Repeat the material below exactly, with no pictures.

»»

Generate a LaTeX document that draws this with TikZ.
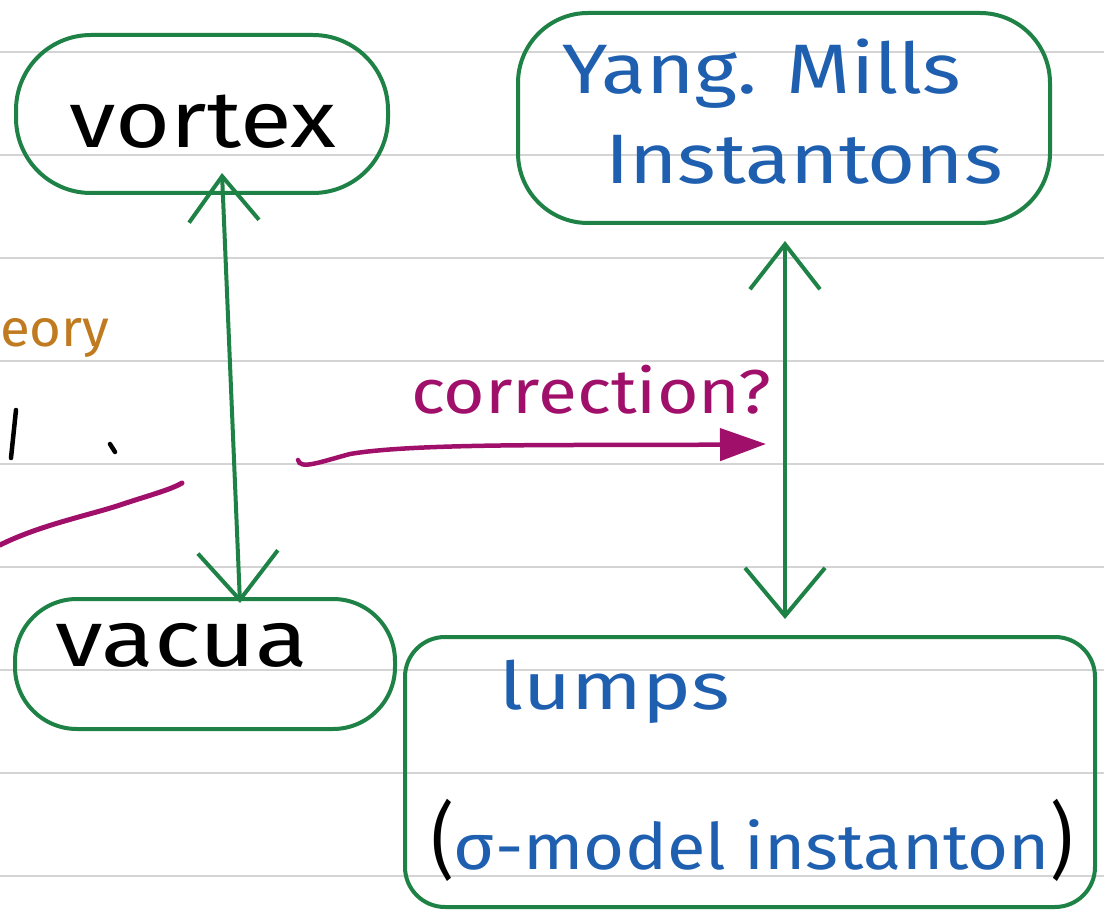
\documentclass[tikz,border=0pt]{standalone}
\usepackage{fontspec}
\setmainfont{Fira Sans}
\usetikzlibrary{arrows.meta,calc}
\definecolor{gr}{HTML}{1E8246}
\definecolor{bl}{HTML}{1F5FAF}
\definecolor{mg}{HTML}{A0106A}
\definecolor{br}{HTML}{C07A20}
\definecolor{rule}{HTML}{D4D4D4}
\newcommand{\hs}[2]{\scalebox{#1}[1]{#2}}
\tikzset{
  box/.style={draw=gr, line width=4pt, rounded corners=#1},
  dbl/.style={draw=gr, line width=4pt, line cap=round,
    {Straight Barb[length=45pt,width=70pt,line width=4pt]}-{Straight Barb[length=48pt,width=80pt,line width=4pt]}},
  corr/.style={draw=mg, line width=4.5pt, line cap=round, -{Triangle[length=46pt,width=32pt]}},
  txt/.style={inner sep=0pt, font=\fontsize{#1}{#1}\selectfont},
}
\begin{document}
\begin{tikzpicture}[x=1pt,y=-1pt]
\useasboundingbox (0,0) rectangle (1104,912);
\fill[white] (0,0) rectangle (1104,912);
\clip (0,0) rectangle (1104,912);
\foreach \yy in {52,155,258,361,464,567,670,773,876}
  \draw[rule, line width=1.5pt] (0,\yy) -- (1104,\yy);

% boxes
\node[box=75pt, minimum width=372pt, minimum height=158pt] (vortex) at (202,114) {};
\node[box=70pt, minimum width=532pt, minimum height=210pt] (yang) at (784,118) {};
\node[box=62pt, minimum width=380pt, minimum height=130pt] (vacua) at (205,664) {};
\node[box=40pt, minimum width=690pt, minimum height=270pt] (lumps) at (750,772) {};

% texts
\node[txt=80] (tvortex) at (203,122) {\hs{1.18}{vortex}};
\node[txt=70, text=bl] (tyang) at (762,74) {\hs{1.18}{Yang. Mills}};
\node[txt=70, text=bl] (tinst) at (804,160) {\hs{1.18}{Instantons}};
\node[txt=80] (tvacua) at (182,645) {\hs{1.21}{vacua}};
\node[txt=66, text=bl] (tlumps) at (615,692) {\hs{1.25}{lumps}};
\node[txt=64, text=bl] (tsigma) at (752,840) {\hs{1.1}{\textcolor{black}{\scalebox{1}[1.3]{(}}σ-model instanton\textcolor{black}{\scalebox{1}[1.3]{)}}}};
\node[txt=62, text=mg] (tcorr) at (591,390) {\hs{1.15}{correction?}};
\node[txt=52, text=br, anchor=west] (teory) at (0,338) {\hs{1.05}{eory}};

% fragments at left edge
\draw[black, line width=4.5pt, line cap=round] (16,410) -- (11,458);
\draw[black, line width=4.5pt, line cap=round] (110,444) -- (115,452);
\draw[mg, line width=5pt, line cap=round] (0,545) .. controls (40,525) and (90,515) .. (120,505) .. controls (150,495) and (170,490) .. (182,483);

% double arrows
\draw[dbl] ($(vortex.south)+(20,-22)$) -- ($(vacua.north)+(35,6)$);
\draw[dbl] ($(yang.south)+(1,16)$) -- ($(lumps.north)+(35,-16)$);

% correction arrow
\coordinate (cs) at (298,460);
\coordinate (ce) at (766,444);
\draw[corr] (cs) .. controls (300,470) and (320,462) .. (350,454) .. controls (420,442) and (600,446) .. (ce);
\end{tikzpicture}
\end{document}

««

▶ _Full response_:
Generate a LaTeX document that draws this with TikZ.
\documentclass[tikz,border=0pt]{standalone}
\usepackage{fontspec}
\setmainfont{Fira Sans}
\usetikzlibrary{arrows.meta,calc}
\definecolor{gr}{HTML}{1E8246}
\definecolor{bl}{HTML}{1F5FAF}
\definecolor{mg}{HTML}{A0106A}
\definecolor{br}{HTML}{C07A20}
\definecolor{rule}{HTML}{D4D4D4}
\newcommand{\hs}[2]{\scalebox{#1}[1]{#2}}
\tikzset{
  box/.style={draw=gr, line width=4pt, rounded corners=#1},
  dbl/.style={draw=gr, line width=4pt, line cap=round,
    {Straight Barb[length=45pt,width=70pt,line width=4pt]}-{Straight Barb[length=48pt,width=80pt,line width=4pt]}},
  corr/.style={draw=mg, line width=4.5pt, line cap=round, -{Triangle[length=46pt,width=32pt]}},
  txt/.style={inner sep=0pt, font=\fontsize{#1}{#1}\selectfont},
}
\begin{document}
\begin{tikzpicture}[x=1pt,y=-1pt]
\useasboundingbox (0,0) rectangle (1104,912);
\fill[white] (0,0) rectangle (1104,912);
\clip (0,0) rectangle (1104,912);
\foreach \yy in {52,155,258,361,464,567,670,773,876}
  \draw[rule, line width=1.5pt] (0,\yy) -- (1104,\yy);

% boxes
\node[box=75pt, minimum width=372pt, minimum height=158pt] (vortex) at (202,114) {};
\node[box=70pt, minimum width=532pt, minimum height=210pt] (yang) at (784,118) {};
\node[box=62pt, minimum width=380pt, minimum height=130pt] (vacua) at (205,664) {};
\node[box=40pt, minimum width=690pt, minimum height=270pt] (lumps) at (750,772) {};

% texts
\node[txt=80] (tvortex) at (203,122) {\hs{1.18}{vortex}};
\node[txt=70, text=bl] (tyang) at (762,74) {\hs{1.18}{Yang. Mills}};
\node[txt=70, text=bl] (tinst) at (804,160) {\hs{1.18}{Instantons}};
\node[txt=80] (tvacua) at (182,645) {\hs{1.21}{vacua}};
\node[txt=66, text=bl] (tlumps) at (615,692) {\hs{1.25}{lumps}};
\node[txt=64, text=bl] (tsigma) at (752,840) {\hs{1.1}{\textcolor{black}{\scalebox{1}[1.3]{(}}σ-model instanton\textcolor{black}{\scalebox{1}[1.3]{)}}}};
\node[txt=62, text=mg] (tcorr) at (591,390) {\hs{1.15}{correction?}};
\node[txt=52, text=br, anchor=west] (teory) at (0,338) {\hs{1.05}{eory}};

% fragments at left edge
\draw[black, line width=4.5pt, line cap=round] (16,410) -- (11,458);
\draw[black, line width=4.5pt, line cap=round] (110,444) -- (115,452);
\draw[mg, line width=5pt, line cap=round] (0,545) .. controls (40,525) and (90,515) .. (120,505) .. controls (150,495) and (170,490) .. (182,483);

% double arrows
\draw[dbl] ($(vortex.south)+(20,-22)$) -- ($(vacua.north)+(35,6)$);
\draw[dbl] ($(yang.south)+(1,16)$) -- ($(lumps.north)+(35,-16)$);

% correction arrow
\coordinate (cs) at (298,460);
\coordinate (ce) at (766,444);
\draw[corr] (cs) .. controls (300,470) and (320,462) .. (350,454) .. controls (420,442) and (600,446) .. (ce);
\end{tikzpicture}
\end{document}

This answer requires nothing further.